How Christopher Nolan Learned to Stop Worrying and Love AI
When wired heard that Christopher Nolan and his producer—and wife—Emma Thomas were coming out with a biopic of J. Robert Oppenheimer, we were perplexed. At least for a moment. It is hard for WIRED to resist a Nolan–Thomas film. Nolan has a real love of science, just like us. (We know this because, well, it’s pretty obvious in some of his movies, but also because Nolan guest-edited an issue of WIRED back in 2014 when his film Interstellar came out and we got him to geek out over physics.) Add to that, the duo like to bend their audience’s minds. And their eyeballs. They make superhero movies! It’s so much chum for WIRED.
So, Oppenheimer. A biopic, a look back at history. Alas. WIRED parlance is more often about looking ahead. (Not that we didn’t like Dunkirk.) So we kinda thought maybe we weren’t the magazine to dive into this one.
But we couldn’t get the idea out of our minds, because so many conversations in the office and in meetings and around technology were about the potentially apocalyptic time we are living in. Climate, war, yes. But also, generative AI. Over and over, I was hearing people compare this moment to the mid-1940s, when we stepped across the threshold into the nuclear age, or to the years when Oppenheimer was heading up the project to build the bomb in New Mexico.
Here comes the full disclosure: I know something about Oppenheimer, and his path to Los Alamos. I helped edit a biography about him and three women who were central to his life, written by my mother, Shirley Streshinsky, and the historian Patricia Klaus. I started to want to know what Christopher Nolan thinks of the time we are in, considering he has spent his last few years steeped in the time so many people kept referring to. Perhaps Nolan and Thomas line up with WIRED interests all over again.
So I headed to LA, to a quiet neighborhood where the couple keep an office. I had hoped to talk to them both, and as I entered a glass-walled, stylish conference room overlooking a garden, happily, Thomas was standing there too. I burbled something about how often her name gets left out of interviews. She thanked me for that. Turns out she couldn’t stick around. But toward the end of my conversation with Nolan, he told me, “Everything we do is in lockstep. I mean, she’s the best producer in Hollywood, without question.” And their latest film, though it’s set firmly in the past, might just be their most forward-looking yet.

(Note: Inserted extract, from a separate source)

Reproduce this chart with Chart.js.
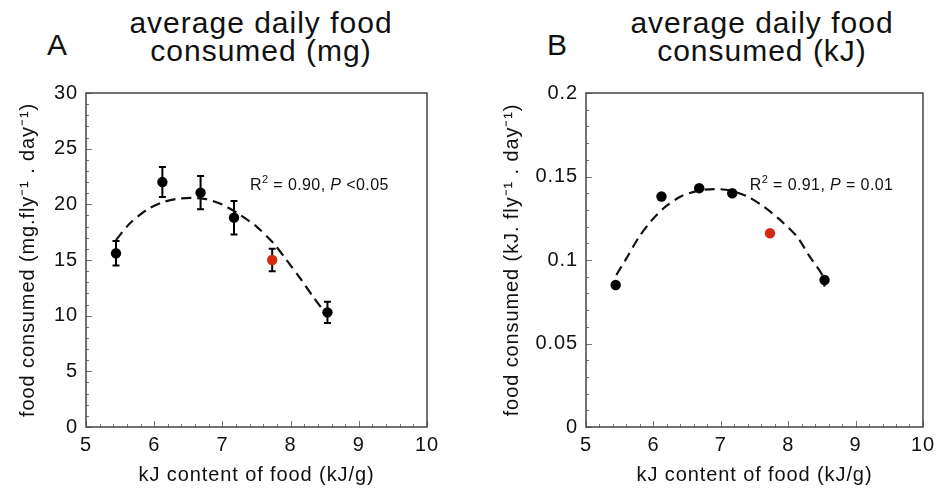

MARIA STRESHINSKY: Maybe this is presumptuous, but looking at your films in reverse, it feels like your and Emma’s work has been, all the while, leading up to Oppenheimer. In ways, it makes so much sense.
CHRISTOPHER NOLAN: I don’t think that’s at all presumptuous. It’s how I feel about the film.
(Also, I don’t mean to say your career is over.)
I’ve tended to feel this way with every project I’ve done. Because I’m trying to build on what I’ve learned before. Every time you finish a film, there are questions left hanging. And so with the next film, you kind of pick up the thread. In the case of Oppenheimer, very literally, there is a reference to Oppenheimer in Tenet [Nolan’s previous movie].